In this way, the song transformed tragedy into a piece of art that gave expression to people’s pain and created connections so that tragedy ultimately fostered joy, making the life of “All Too Well” an example of eucatastrophe. A term coined by J.R.R. Tolkein in his essay “On Fairy Stories,” the concept of “eucatastrophe” in literature refers to “the Consolation of the Happy Ending.” More than a fairy-tale narrative, eucatastrophe is a concept of framing the narratives we tell about suffering and heartbreak. It is not simply the saccharine happily-ever-after narrative we expect once heroes overcome obstacles like dragons (or heartbreak), but rather is “the sudden joyous ‘turn.’... It does not deny the existence of dyscatastrophe, of sorrow and failure: the possibility of these is necessary to the joy of deliverance.” In other words Tolkein explains that eucatastrophe is not just a narrative that has a happy ending, but one that acknowledges tragedy and ends happily despite the realities of suffering. Just as “All Too Well” does not deny suffering – but rather gives voice to suffering – eucatastrophe demands a story create a reality that articulates that pain is real to make the happy ending all the more happy.

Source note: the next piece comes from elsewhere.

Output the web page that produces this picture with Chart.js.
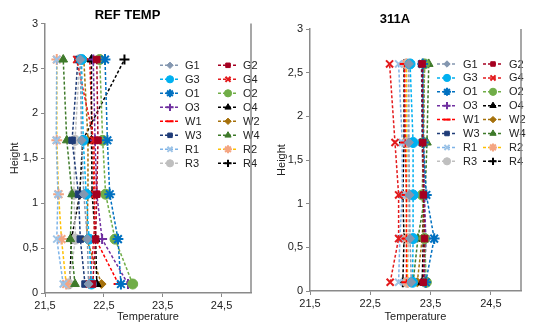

Importantly, the concept of eucatastrophe requires reframing tragic endings, like the life of “All Too Well” does. As Swift notes in the song, how we frame heartbreak matters – endings hurt, especially if you remember them all too well. But, Tolkein writes that eucatastrophe “denies (in the face of much evidence, if you will) universal final defeat.” Framing a story by ending with a happily-ever-after-despite-all-odds asserts that pain of endings is not overwhelming forever, but instead that happiness can define the endings. For example, “All Too Well,” though written about the enduring pain of a romance’s end, turned that ending into the beginning of a masterpiece that helped others make sense of breakups (and became a pop sensation), so that the life of the song was ultimately one of happiness despite tragedy.
Because it’s Tolkein, eucatastrophe is not just a point about framing suffering in art, but also a theological one that attempts to answer the problem of theodicy, or the question of why an all-loving, all-powerful God would permit evil and tragedy. Eucatastrophe asserts a narrative that frames happiness, not defeat, as the end, so it makes evil and suffering seem less significant to the overarching story, merely necessary plot-points. This is the framework T.S. Eliot asserts in “Little Gidding” writing that “All shall be well and/ All manner of thing shall be well/ When the tongues of flames are in-folded/ Into the crowned knot of fire/ And the fire and the rose are one.” Expecting that all shall be well (a phrase coined by the mystic Julian of Norwich), despite the undeniable existence of suffering, evil, and pain, Eliot creates a theological narrative that subordinates heartbreak and promises faith that everything will make sense and all will be well.
For each of these artists, suffering and heartbreak are realities, but not ones that characterize the overarching narrative of life. Instead, their art works to reshape how we remember things that have ended, to demonstrate not, the tragedy of endings, but eucatastrophe that would not be possible without the existence of suffering.